**Exercise task:** Quote the data exactly, first line to the line containing "class_3_days, class_4_days, class_5_days]", with no pictures.

**Information shown:**
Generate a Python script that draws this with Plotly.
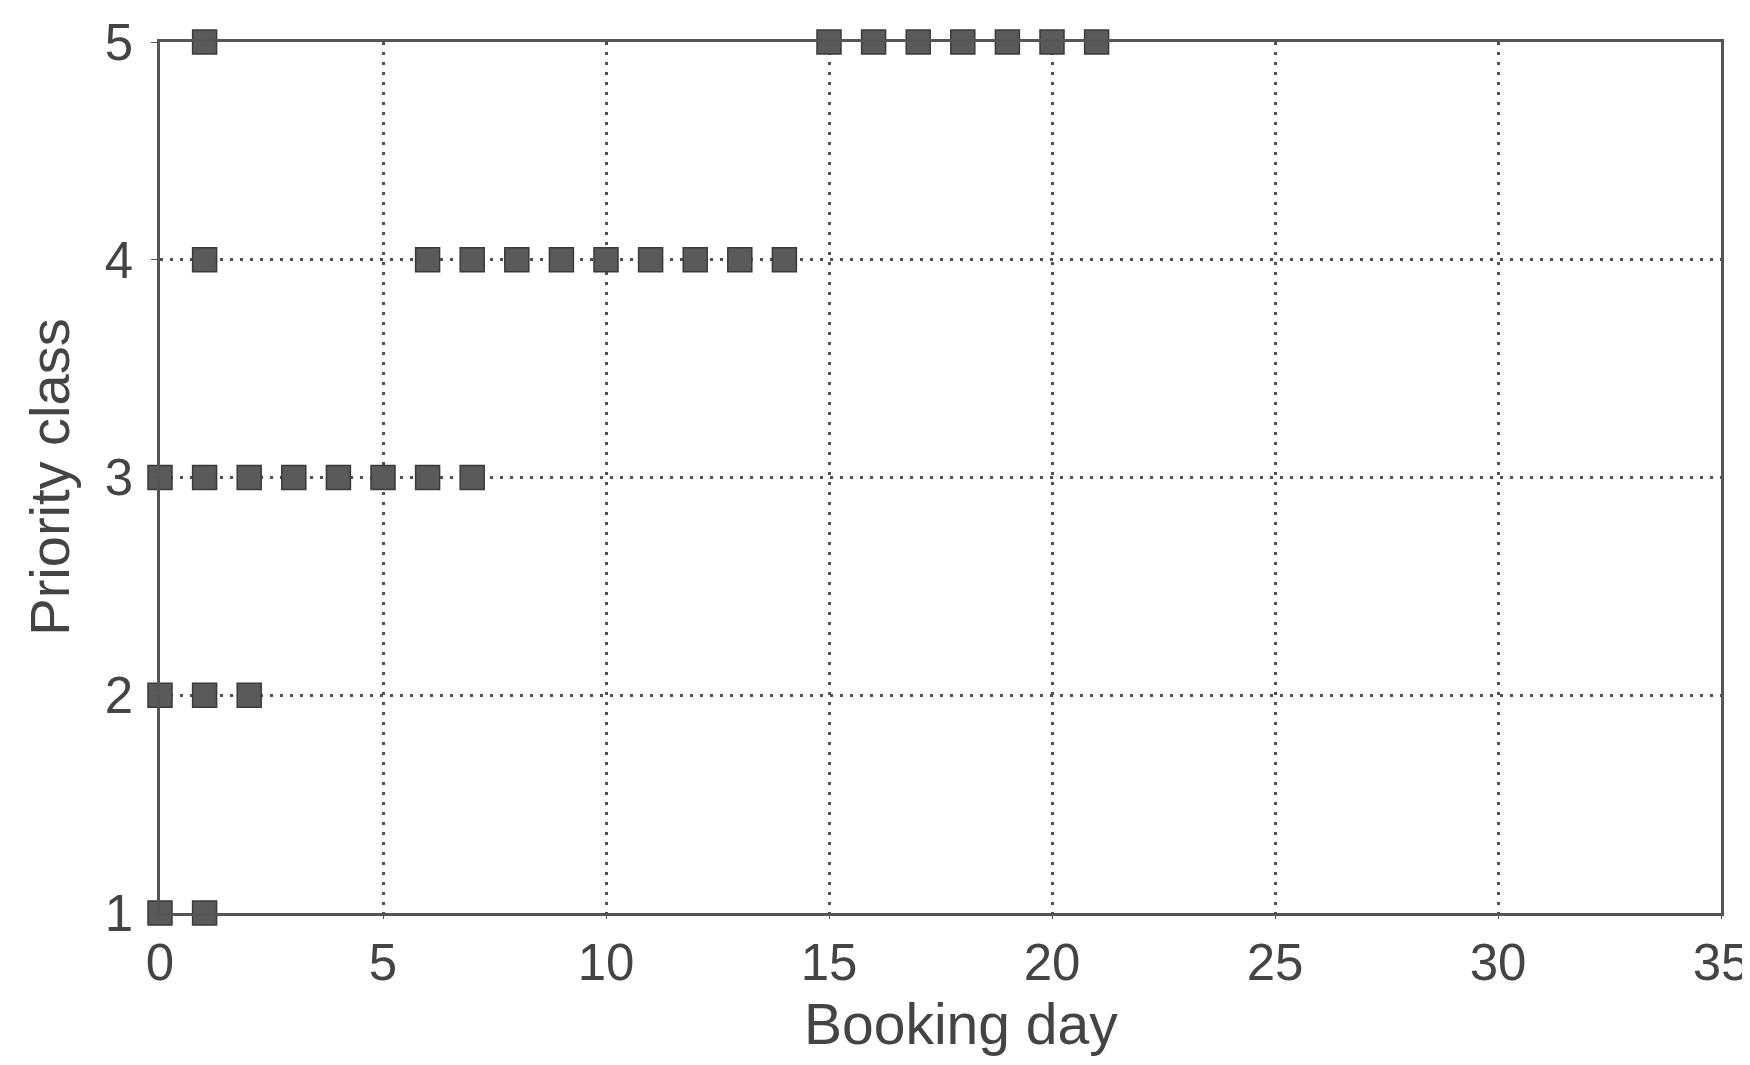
import plotly.graph_objects as go

# Booking days observed for each priority class
priority_classes = [1, 2, 3, 4, 5]
class_1_days = [0, 1]
class_2_days = [0, 1, 2]
class_3_days = [0, 1, 2, 3, 4, 5, 6, 7]
class_4_days = [1, 6, 7, 8, 9, 10, 11, 12, 13, 14]
class_5_days = [1, 15, 16, 17, 18, 19, 20, 21]
days_by_class = [class_1_days, class_2_days, class_3_days, class_4_days, class_5_days]

x_ticks = [0, 5, 10, 15, 20, 25, 30, 35]
y_ticks = [1, 2, 3, 4, 5]
x_title = "Booking day"
y_title = "Priority class"

FONT = "Liberation Sans, Arial, sans-serif"
INK = "#444444"

fig = go.Figure()
for cls, days in zip(priority_classes, days_by_class):
    fig.add_trace(go.Scatter(
        x=days, y=[cls] * len(days), mode="markers",
        marker=dict(symbol="square", size=24, color="#5a5a5a",
                    line=dict(color="#3a3a3a", width=1.5)),
        cliponaxis=False, showlegend=False,
    ))

# The page body has an 8px margin, so the figure is sized to fit the window
fig.update_layout(
    width=1742, height=1049,
    margin=dict(l=152, r=29, t=34, b=144),
    paper_bgcolor="white", plot_bgcolor="white",
    font=dict(family=FONT, color=INK, size=50),
)
axis_style = dict(
    showgrid=True, gridcolor="#505050", gridwidth=3, griddash="3px,7px",
    showline=True, mirror=True, linecolor="#555555", linewidth=2.5,
    zeroline=False, ticks="outside", tickcolor="#555555",
    tickfont=dict(size=51, color=INK), automargin=False,
    ticklabeloverflow="allow",
)
fig.update_xaxes(range=[0, 35], tickvals=x_ticks, ticklen=3,
                 ticktext=[str(v) for v in x_ticks], **axis_style)
fig.update_yaxes(range=[1, 5], tickvals=y_ticks, ticklen=6,
                 ticktext=[str(v) for v in y_ticks], ticklabelstandoff=8,
                 **axis_style)

fig.add_annotation(text=x_title, xref="paper", yref="paper",
                   x=0.513, y=-0.127, xanchor="center", yanchor="middle",
                   showarrow=False, font=dict(size=57, color=INK))
fig.add_annotation(text=y_title, xref="paper", yref="paper",
                   x=-0.071, y=0.5, xanchor="center", yanchor="middle",
                   textangle=-90, showarrow=False,
                   font=dict(size=56, color=INK))

fig.write_html("out.html")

**Solution for this exercise:**
Generate a Python script that draws this with Plotly.
import plotly.graph_objects as go

# Booking days observed for each priority class
priority_classes = [1, 2, 3, 4, 5]
class_1_days = [0, 1]
class_2_days = [0, 1, 2]
class_3_days = [0, 1, 2, 3, 4, 5, 6, 7]
class_4_days = [1, 6, 7, 8, 9, 10, 11, 12, 13, 14]
class_5_days = [1, 15, 16, 17, 18, 19, 20, 21]
days_by_class = [class_1_days, class_2_days, class_3_days, class_4_days, class_5_days]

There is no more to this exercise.